* [Aim]: Copy out every line exactly, passing over the pictures.

* [Record list]:
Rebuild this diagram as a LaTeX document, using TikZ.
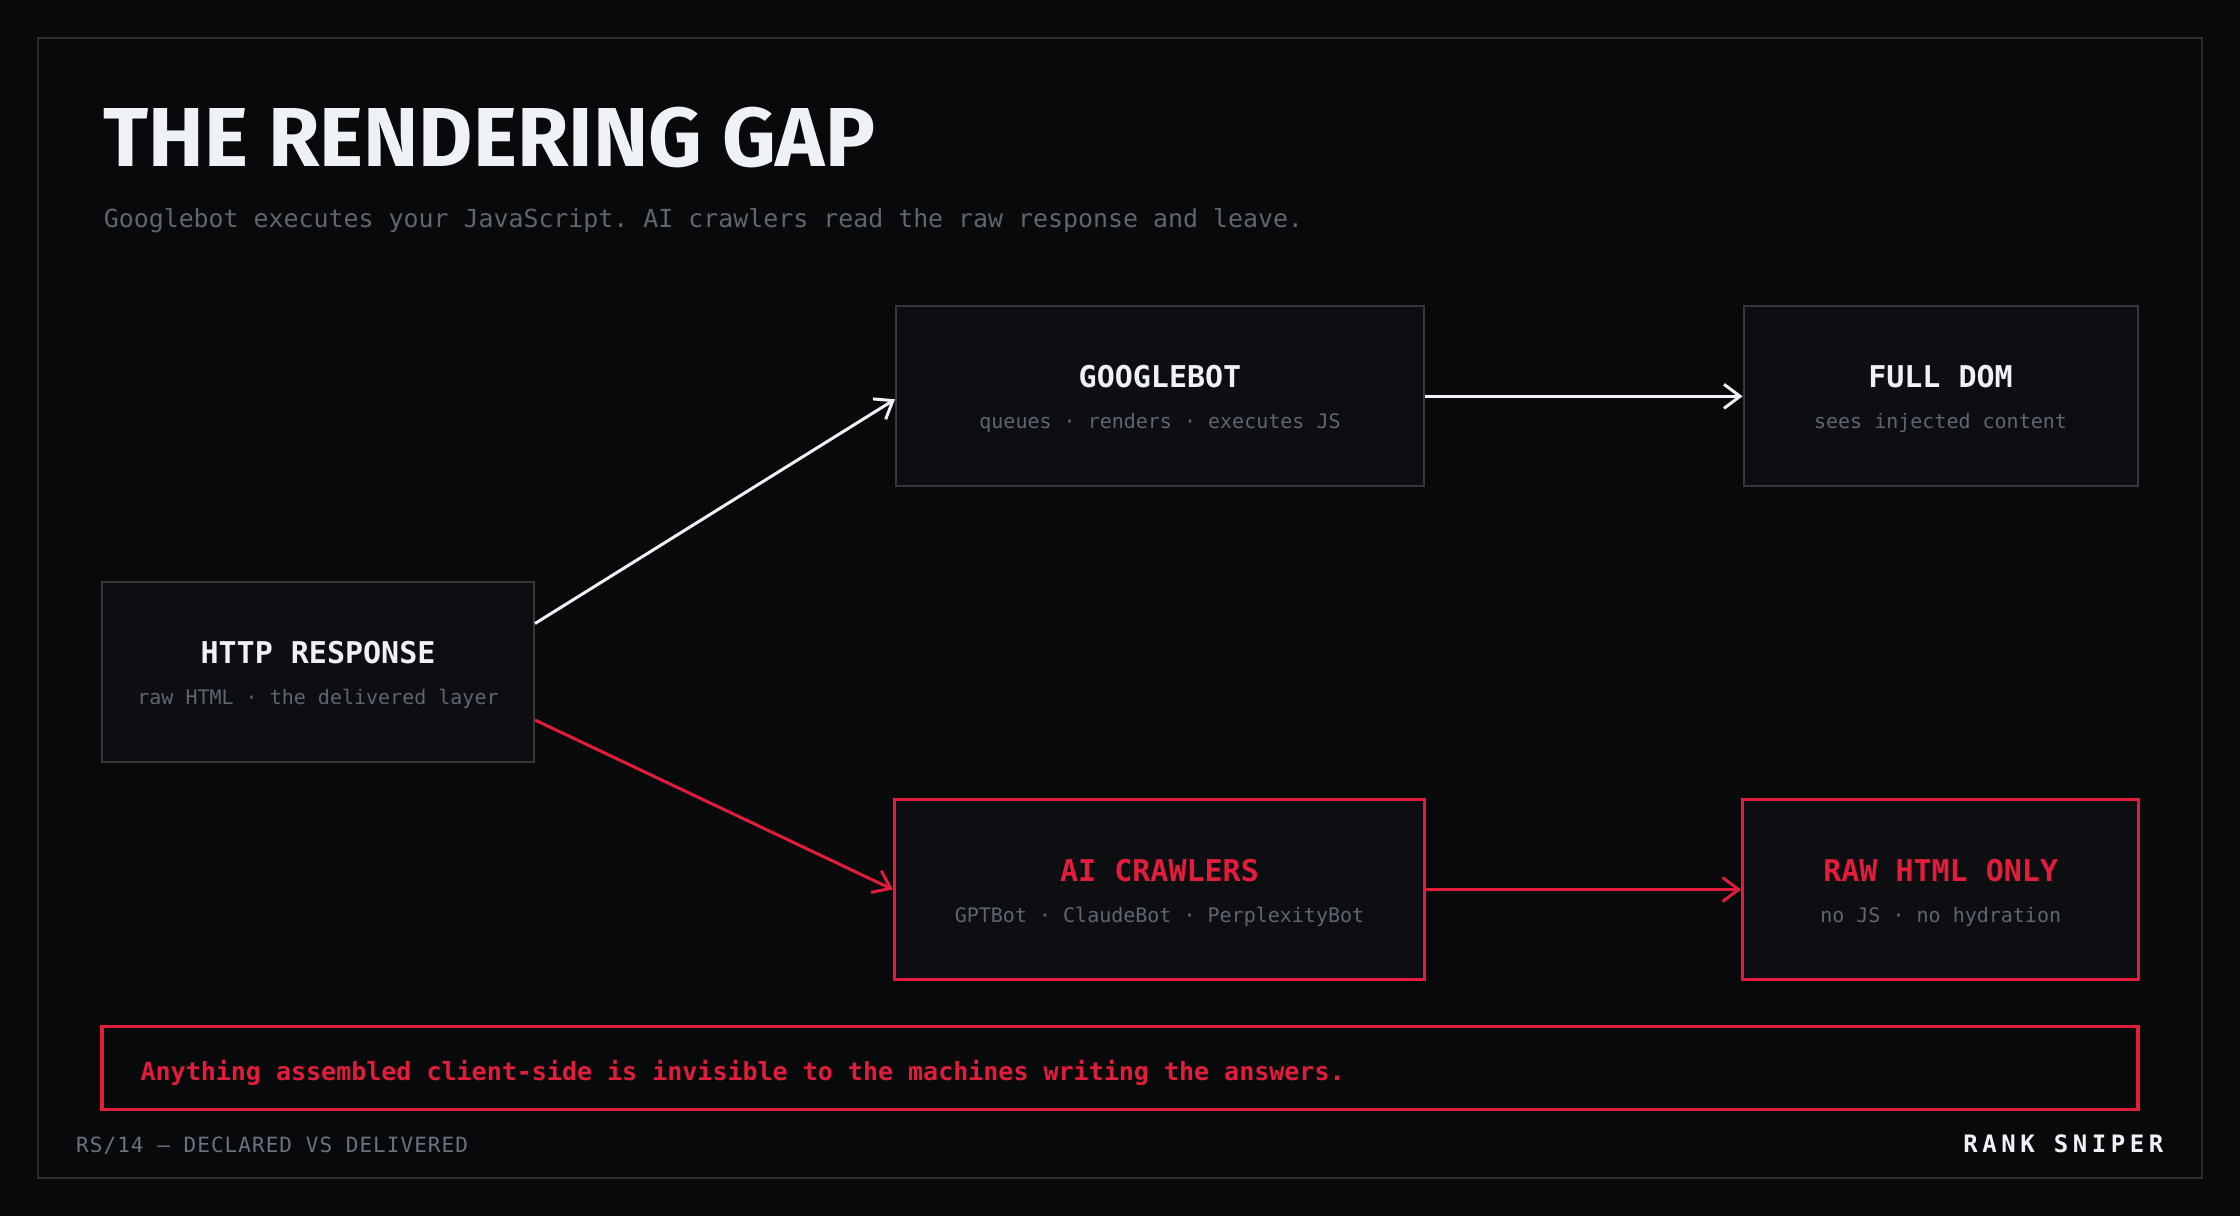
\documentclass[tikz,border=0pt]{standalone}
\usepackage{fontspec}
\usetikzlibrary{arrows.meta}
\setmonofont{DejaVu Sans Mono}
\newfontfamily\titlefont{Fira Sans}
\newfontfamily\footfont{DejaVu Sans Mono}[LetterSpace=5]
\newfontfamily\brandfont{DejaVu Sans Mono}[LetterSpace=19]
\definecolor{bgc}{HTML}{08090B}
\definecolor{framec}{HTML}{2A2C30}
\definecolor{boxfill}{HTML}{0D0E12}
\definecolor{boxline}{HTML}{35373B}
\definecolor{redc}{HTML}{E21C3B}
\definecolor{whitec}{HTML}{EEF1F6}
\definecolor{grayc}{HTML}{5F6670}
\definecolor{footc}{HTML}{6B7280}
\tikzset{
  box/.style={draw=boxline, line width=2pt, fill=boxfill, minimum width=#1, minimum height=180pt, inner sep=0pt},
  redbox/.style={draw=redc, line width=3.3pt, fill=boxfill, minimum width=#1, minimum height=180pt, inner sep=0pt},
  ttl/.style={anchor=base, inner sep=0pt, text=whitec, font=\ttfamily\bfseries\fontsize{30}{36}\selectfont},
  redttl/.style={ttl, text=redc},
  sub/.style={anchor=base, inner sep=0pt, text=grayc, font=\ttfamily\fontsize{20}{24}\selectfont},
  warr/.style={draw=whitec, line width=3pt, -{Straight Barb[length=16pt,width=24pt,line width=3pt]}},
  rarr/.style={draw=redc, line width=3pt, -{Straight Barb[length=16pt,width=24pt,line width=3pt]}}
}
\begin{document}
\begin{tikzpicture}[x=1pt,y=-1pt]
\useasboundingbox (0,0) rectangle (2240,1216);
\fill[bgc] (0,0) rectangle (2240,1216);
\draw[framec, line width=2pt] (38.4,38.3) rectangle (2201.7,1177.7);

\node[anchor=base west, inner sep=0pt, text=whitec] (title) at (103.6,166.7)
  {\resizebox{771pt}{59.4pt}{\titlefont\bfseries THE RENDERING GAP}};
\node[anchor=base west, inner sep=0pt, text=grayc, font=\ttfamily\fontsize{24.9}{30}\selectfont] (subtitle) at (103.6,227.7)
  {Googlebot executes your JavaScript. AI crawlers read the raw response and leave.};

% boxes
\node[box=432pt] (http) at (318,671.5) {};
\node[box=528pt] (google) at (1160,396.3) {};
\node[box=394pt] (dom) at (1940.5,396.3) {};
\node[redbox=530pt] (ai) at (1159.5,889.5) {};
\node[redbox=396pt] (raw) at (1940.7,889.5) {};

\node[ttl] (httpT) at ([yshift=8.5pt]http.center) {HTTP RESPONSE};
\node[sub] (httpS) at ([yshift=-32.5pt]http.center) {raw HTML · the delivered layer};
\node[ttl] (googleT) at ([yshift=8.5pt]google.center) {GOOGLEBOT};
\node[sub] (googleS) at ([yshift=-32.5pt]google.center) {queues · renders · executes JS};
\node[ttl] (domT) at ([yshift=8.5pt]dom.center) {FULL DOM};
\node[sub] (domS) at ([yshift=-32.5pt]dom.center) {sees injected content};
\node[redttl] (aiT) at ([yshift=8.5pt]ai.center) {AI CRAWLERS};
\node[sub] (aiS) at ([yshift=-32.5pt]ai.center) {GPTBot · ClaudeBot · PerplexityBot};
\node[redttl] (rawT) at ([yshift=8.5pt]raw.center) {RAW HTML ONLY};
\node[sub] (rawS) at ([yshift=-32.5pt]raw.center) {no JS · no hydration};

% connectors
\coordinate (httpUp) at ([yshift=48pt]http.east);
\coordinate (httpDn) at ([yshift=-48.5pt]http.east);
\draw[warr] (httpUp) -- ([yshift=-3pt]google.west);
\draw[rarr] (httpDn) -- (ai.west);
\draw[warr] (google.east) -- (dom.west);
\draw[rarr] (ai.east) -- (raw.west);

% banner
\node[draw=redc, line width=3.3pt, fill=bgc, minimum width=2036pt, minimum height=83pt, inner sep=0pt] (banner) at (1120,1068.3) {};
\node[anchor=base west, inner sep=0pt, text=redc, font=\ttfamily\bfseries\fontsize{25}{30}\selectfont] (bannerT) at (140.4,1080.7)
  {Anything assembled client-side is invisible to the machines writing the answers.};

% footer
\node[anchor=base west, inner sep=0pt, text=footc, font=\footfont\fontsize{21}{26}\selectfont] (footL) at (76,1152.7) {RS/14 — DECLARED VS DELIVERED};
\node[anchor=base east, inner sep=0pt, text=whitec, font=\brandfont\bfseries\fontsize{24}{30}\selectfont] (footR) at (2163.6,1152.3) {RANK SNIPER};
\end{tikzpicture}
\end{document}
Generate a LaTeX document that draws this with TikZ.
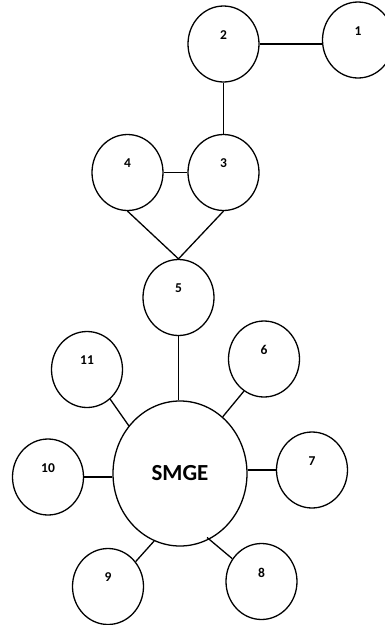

* [Expected answer]:
Rebuild this diagram as a LaTeX document, using TikZ.
\documentclass[tikz,border=0pt]{standalone}
\usepackage{fontspec}
\usetikzlibrary{arrows.meta}
\setmonofont{DejaVu Sans Mono}
\newfontfamily\titlefont{Fira Sans}
\newfontfamily\footfont{DejaVu Sans Mono}[LetterSpace=5]
\newfontfamily\brandfont{DejaVu Sans Mono}[LetterSpace=19]
\definecolor{bgc}{HTML}{08090B}
\definecolor{framec}{HTML}{2A2C30}
\definecolor{boxfill}{HTML}{0D0E12}
\definecolor{boxline}{HTML}{35373B}
\definecolor{redc}{HTML}{E21C3B}
\definecolor{whitec}{HTML}{EEF1F6}
\definecolor{grayc}{HTML}{5F6670}
\definecolor{footc}{HTML}{6B7280}
\tikzset{
  box/.style={draw=boxline, line width=2pt, fill=boxfill, minimum width=#1, minimum height=180pt, inner sep=0pt},
  redbox/.style={draw=redc, line width=3.3pt, fill=boxfill, minimum width=#1, minimum height=180pt, inner sep=0pt},
  ttl/.style={anchor=base, inner sep=0pt, text=whitec, font=\ttfamily\bfseries\fontsize{30}{36}\selectfont},
  redttl/.style={ttl, text=redc},
  sub/.style={anchor=base, inner sep=0pt, text=grayc, font=\ttfamily\fontsize{20}{24}\selectfont},
  warr/.style={draw=whitec, line width=3pt, -{Straight Barb[length=16pt,width=24pt,line width=3pt]}},
  rarr/.style={draw=redc, line width=3pt, -{Straight Barb[length=16pt,width=24pt,line width=3pt]}}
}
\begin{document}
\begin{tikzpicture}[x=1pt,y=-1pt]
\useasboundingbox (0,0) rectangle (2240,1216);
\fill[bgc] (0,0) rectangle (2240,1216);
\draw[framec, line width=2pt] (38.4,38.3) rectangle (2201.7,1177.7);

\node[anchor=base west, inner sep=0pt, text=whitec] (title) at (103.6,166.7)
  {\resizebox{771pt}{59.4pt}{\titlefont\bfseries THE RENDERING GAP}};
\node[anchor=base west, inner sep=0pt, text=grayc, font=\ttfamily\fontsize{24.9}{30}\selectfont] (subtitle) at (103.6,227.7)
  {Googlebot executes your JavaScript. AI crawlers read the raw response and leave.};

% boxes
\node[box=432pt] (http) at (318,671.5) {};
\node[box=528pt] (google) at (1160,396.3) {};
\node[box=394pt] (dom) at (1940.5,396.3) {};
\node[redbox=530pt] (ai) at (1159.5,889.5) {};
\node[redbox=396pt] (raw) at (1940.7,889.5) {};

\node[ttl] (httpT) at ([yshift=8.5pt]http.center) {HTTP RESPONSE};
\node[sub] (httpS) at ([yshift=-32.5pt]http.center) {raw HTML · the delivered layer};
\node[ttl] (googleT) at ([yshift=8.5pt]google.center) {GOOGLEBOT};
\node[sub] (googleS) at ([yshift=-32.5pt]google.center) {queues · renders · executes JS};
\node[ttl] (domT) at ([yshift=8.5pt]dom.center) {FULL DOM};
\node[sub] (domS) at ([yshift=-32.5pt]dom.center) {sees injected content};
\node[redttl] (aiT) at ([yshift=8.5pt]ai.center) {AI CRAWLERS};
\node[sub] (aiS) at ([yshift=-32.5pt]ai.center) {GPTBot · ClaudeBot · PerplexityBot};
\node[redttl] (rawT) at ([yshift=8.5pt]raw.center) {RAW HTML ONLY};
\node[sub] (rawS) at ([yshift=-32.5pt]raw.center) {no JS · no hydration};

% connectors
\coordinate (httpUp) at ([yshift=48pt]http.east);
\coordinate (httpDn) at ([yshift=-48.5pt]http.east);
\draw[warr] (httpUp) -- ([yshift=-3pt]google.west);
\draw[rarr] (httpDn) -- (ai.west);
\draw[warr] (google.east) -- (dom.west);
\draw[rarr] (ai.east) -- (raw.west);

% banner
\node[draw=redc, line width=3.3pt, fill=bgc, minimum width=2036pt, minimum height=83pt, inner sep=0pt] (banner) at (1120,1068.3) {};
\node[anchor=base west, inner sep=0pt, text=redc, font=\ttfamily\bfseries\fontsize{25}{30}\selectfont] (bannerT) at (140.4,1080.7)
  {Anything assembled client-side is invisible to the machines writing the answers.};

% footer
\node[anchor=base west, inner sep=0pt, text=footc, font=\footfont\fontsize{21}{26}\selectfont] (footL) at (76,1152.7) {RS/14 — DECLARED VS DELIVERED};
\node[anchor=base east, inner sep=0pt, text=whitec, font=\brandfont\bfseries\fontsize{24}{30}\selectfont] (footR) at (2163.6,1152.3) {RANK SNIPER};
\end{tikzpicture}
\end{document}
Generate a LaTeX document that draws this with TikZ.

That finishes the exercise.